Evidence of the cool spell, thought to be the most abrupt and widespread in the last 10,000 years of Earth's history, has long been known to geologists. So has the evidence that two enormous freshwater lakes left in North America by retreating glaciers burst through an ice sheet that had been restraining them. Barber worked out the connection between these two events by precise radiocarbon dating of the lakes' sudden drainage. He went on to hypothesize that the influx of fresh water into the Atlantic changed salinity levels enough to interrupt thermohaline circulation, the process that normally causes water from the tropics to flow northward. Disruption of these currents effectively shut off the heat supply to Europe and the Arctic, he said.
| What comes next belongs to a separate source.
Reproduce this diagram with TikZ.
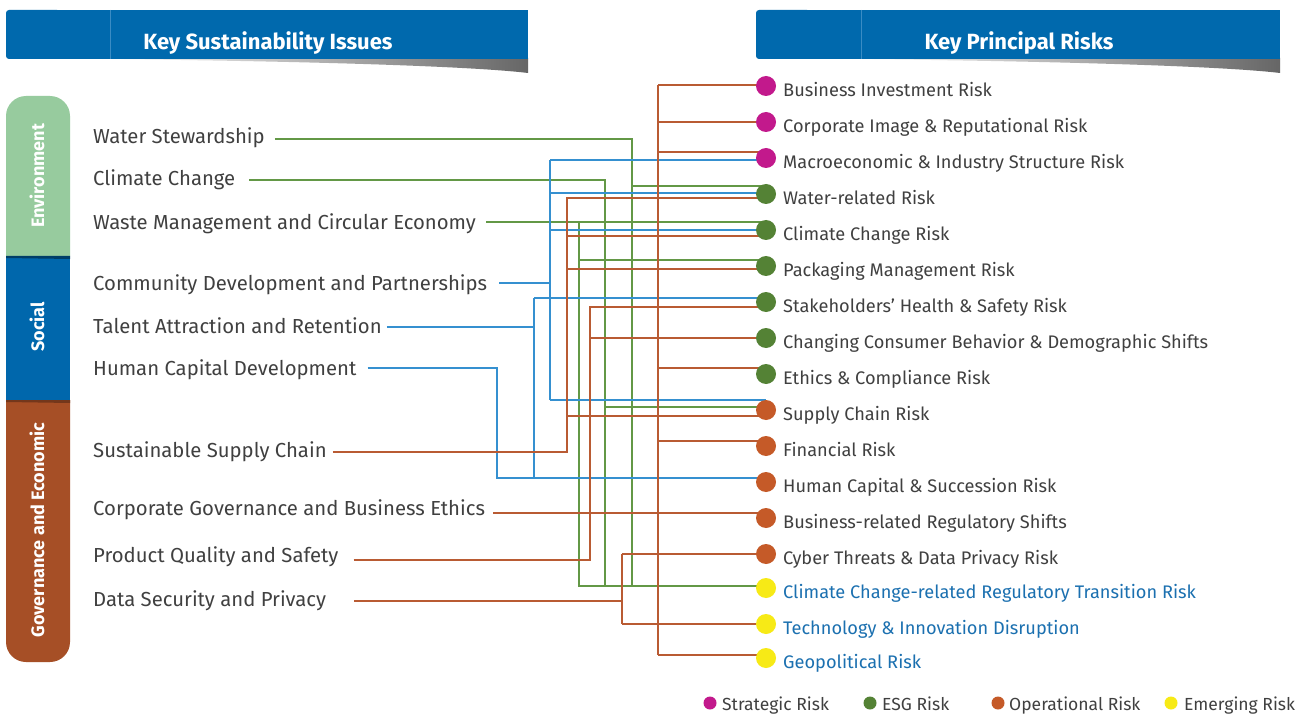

The publication of Barber's paper created a major stir in the world of paleoclimatology that rippled into the popular press all over the world. "The idea that changes in salinity could affect thermohaline circulation had been suggested before," Barber says, "but only in theory. People thought perhaps this had happened during an ice age. But this showed a concrete case of it in a context that is much more relevant to current and possible future climate change."
Scientists are now looking carefully at the potential effects of changes in the ocean's salinity. For an overview of the current research, Barber suggests a story recently published in The Philadelphia Inquirer.
The two teams of researchers tested Barber's hypothesis with two different computer models; both indicate that the freshwater flood that resulted from the drainage of the two glacial lakes could have interrupted ocean circulation to produce temperature change consistent with the geological record.
"I felt at the time that it was an important finding," Barber says, "and the fact that it has stood the test of time in the rapidly evolving field of paleoclimatology is gratifying."